Data shown —

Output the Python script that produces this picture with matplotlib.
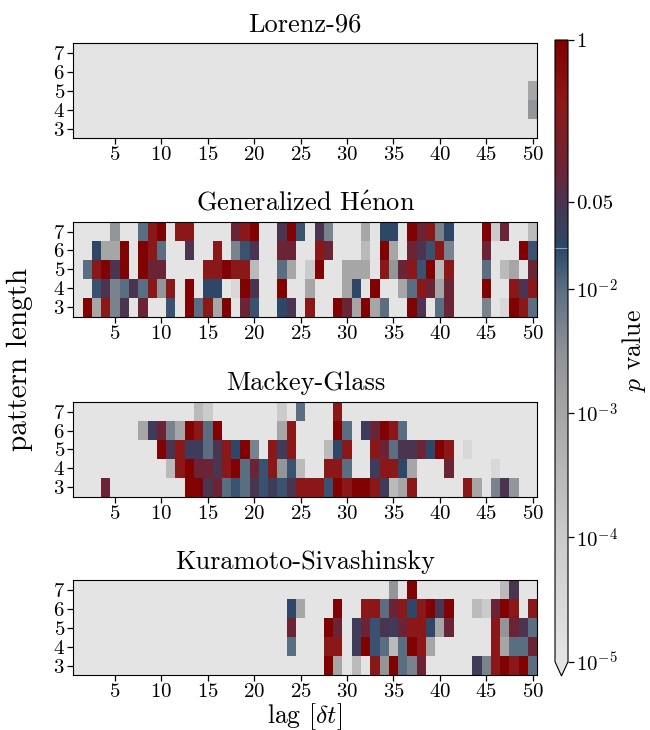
import numpy as np
import matplotlib
matplotlib.use("Agg")
import matplotlib.pyplot as plt
from matplotlib.colors import LinearSegmentedColormap, LogNorm

plt.rcParams["font.family"] = "cmr10"
plt.rcParams["mathtext.fontset"] = "cm"
plt.rcParams["axes.formatter.use_mathtext"] = True

lags = np.arange(1, 51)
pattern_lengths = [3, 4, 5, 6, 7]

# colour codes -> p value ('.' is below 1e-5)
p_levels = {
    ".": 1e-6, "v": 3e-5, "l": 1e-4, "k": 3e-4, "g": 1e-3, "G": 2.5e-3,
    "q": 5e-3, "s": 1e-2, "b": 1.7e-2, "B": 2.2e-2, "n": 3.5e-2,
    "p": 0.05, "m": 0.09, "r": 0.3, "R": 0.9,
}

# one string per pattern length, from 7 (top) down to 3, lag 1..50
lorenz_rows = [
    "." * 50,
    "." * 50,
    "." * 49 + "g",
    "." * 49 + "G",
    "." * 50,
]
henon_rows = [
    "....G..srR.rr....mrR..pRb" + ".pq...g.BB.RmrqB...Rlm..k",
    "..BggR.Rrs..p..r.qbp..mm." + ".rm...k.Rg.mpbrq...m...Rb",
    ".srRpR.Rmm....rrRrrk..sg." + "lR..ggg.rGmrbRkr...s.kg.m",
    "..bpqspsrGr.R.BB.vRp..R.." + "g...gB.R..gsrmgm...R..rpr",
    ".Rgrqp.m..b.RsrgR.mb..Bp." + "r..RmgRgs..Rp.sm...q.vRrs",
]
mackey_rows = [
    ".............kl.......l.s" + "...r.....................",
    ".......gnmqgRrsR......gr." + "...Rs.nmRrs..............",
    ".........RprnnsprBRq.rnr." + "..kBr..rmsppmBRr.v.......",
    "..........krRmmprRsmbrGbk" + "..rrs..nrrBg...m....v....",
    "...m........RRpmsbspbnbpr" + "rrbRrRRrnkgr.....rg.qpG..",
]
kuramoto_rows = [
    "." * 25 + ".........G.R.........kp..",
    "." * 23 + "Bg" + "...R..rrsmrBrRpR..klmRr.r",
    "." * 23 + "m." + "..Rm.nmbpnmrrBgm....rGmps",
    "." * 23 + "s." + "..rr.nRbsksRrg......rgssm",
    "." * 25 + "..Rg.k.rGRsqm.....nqrRrRs",
]

titles = ["Lorenz-96", r"Generalized H$\mathrm{\'e}$non",
          "Mackey-Glass", "Kuramoto-Sivashinsky"]
panels = [lorenz_rows, henon_rows, mackey_rows, kuramoto_rows]

cmap = LinearSegmentedColormap.from_list("pval", [
    (0.0, "#e4e4e4"), (0.2, "#cbcbcb"), (0.4, "#a6a6a6"), (0.5, "#8e9196"),
    (0.6, "#5a6e82"), (0.665, "#2c4868"), (0.74, "#4a3450"),
    (0.79, "#6a2436"), (0.9, "#8c1818"), (1.0, "#7f0000"),
])
cmap.set_under("#e4e4e4")
norm = LogNorm(vmin=1e-5, vmax=1)

fig = plt.figure(figsize=(6.5, 7.3), dpi=100)
bottoms = [0.8110, 0.5662, 0.3196, 0.0753]
x_edges = np.arange(0.5, 51.5, 1)
y_edges = np.arange(2.5, 8.5, 1)

for rows, title, bottom in zip(panels, titles, bottoms):
    ax = fig.add_axes([0.1128, bottom, 0.7138, 0.1295])
    values = np.array([[p_levels[c] for c in row] for row in rows[::-1]])
    mesh = ax.pcolormesh(x_edges, y_edges, values, cmap=cmap, norm=norm)
    ax.set_xlim(0.5, 50.5)
    ax.set_ylim(2.5, 7.5)
    ax.set_xticks(range(5, 51, 5))
    ax.set_yticks(pattern_lengths)
    ax.tick_params(labelsize=15, length=4, width=0.9, pad=2)
    ax.set_title(title, fontsize=19, pad=8.5)

fig.text(0.031, 0.507, "pattern length", rotation=90, fontsize=21,
         ha="center", va="center")
fig.text(0.469, 0.019, r"lag [$\delta t$]", fontsize=18.5, ha="center", va="center")

cax = fig.add_axes([555 / 650, 54 / 730, 13 / 650, 636 / 730])
cbar = fig.colorbar(mesh, cax=cax, extend="min", extendfrac=0.023)
cbar.ax.minorticks_off()
cbar.set_ticks([1e-5, 1e-4, 1e-3, 1e-2, 0.05, 1])
cbar.set_ticklabels([r"$10^{-5}$", r"$10^{-4}$", r"$10^{-3}$", r"$10^{-2}$",
                     "0.05", "1"])
cbar.ax.axhline(0.0214, color="#8ea2b6", lw=0.8)
cbar.ax.tick_params(labelsize=15, length=4, width=0.9, pad=2)
cbar.set_label(r"$p$ value", fontsize=18.5, labelpad=1)

fig.savefig("out.png", dpi=100)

What is asked — Set down again, exactly, the lines of the material above from its first line to the one with "pattern_lengths = [3, 4, 5, 6, 7]", inclusive. Leave the pictures out.

Complete response —
Output the Python script that produces this picture with matplotlib.
import numpy as np
import matplotlib
matplotlib.use("Agg")
import matplotlib.pyplot as plt
from matplotlib.colors import LinearSegmentedColormap, LogNorm

plt.rcParams["font.family"] = "cmr10"
plt.rcParams["mathtext.fontset"] = "cm"
plt.rcParams["axes.formatter.use_mathtext"] = True

lags = np.arange(1, 51)
pattern_lengths = [3, 4, 5, 6, 7]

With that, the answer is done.